Simulating quantum mechanics on classical computers appears at first to require exponential computational resources, yet at the same time rapid progress is being made in accurate simulations of the quantum properties of realistic materials. How is this discrepancy resolved? Professor Chan will explain why, for many purposes, the exponential complexity of quantum mechanics is an illusion, and how the simple structure of quantum states can be captured through different mathematical formalisms, including that of tensor networks. Chan will then briefly discuss how this translates into new tools of numerical simulation, and highlight applications to the first-principles study of biological systems, molecular crystals and high temperature superconductivity.
Garnet K.-L. Chan is currently the Hepburn Professor of Theoretical Chemistry in the Department of Chemistry, Princeton University. He is also an associated faculty member of the Physics Department, and a faculty fellow of the Princeton Center for Theoretical Science.
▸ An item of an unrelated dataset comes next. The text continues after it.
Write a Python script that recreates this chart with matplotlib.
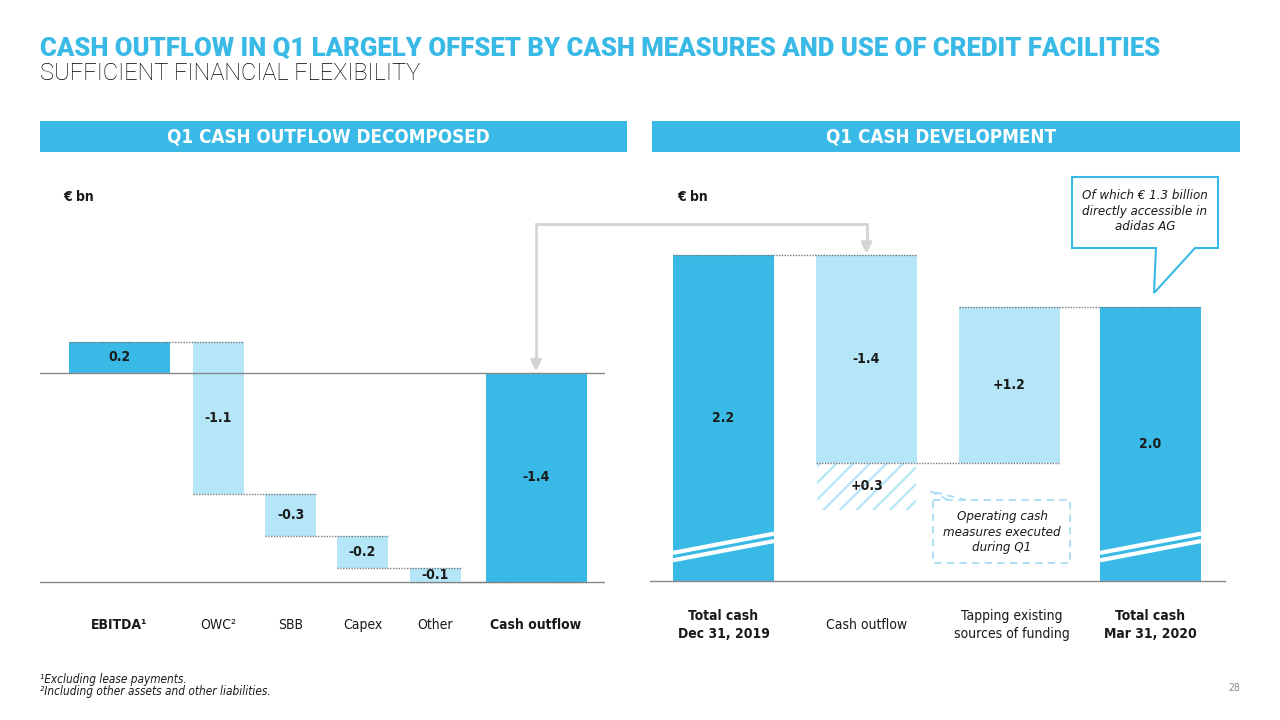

Prior to his appointment at Princeton, he was an associate professor of Chemistry and Chemical Biology at Cornell University. He has received a number of awards, including the ACS Award in Pure Chemistry, the Medal of the International Academy of Quantum Molecular Science, the Camille Dreyfus Teacher-Scholar Award, the Alfred P. Sloan and David and Lucile Packard fellowships, the NSF CAREER Award, and the Baker Award of the National Academy of Sciences.
His research lies at the interface of theoretical chemistry, condensed matter physics and quantum information theory, and is concerned with the phenomena and numerical methods associated with quantum many particle systems. Some current systems of interest include metalloenzymes and biological catalysts, transition metal oxides and superconductivity, and organic molecular crystals and light harvesting. He has contributed to a wide range of quantum simulation methods, including density matrix renormalization and tensor network algorithms for real materials, downfolding through canonical transformations, local quantum chemistry methods, quantum embeddings including dynamical mean-field theory and density matrix embedding theory, and new quantum Monte Carlo techniques.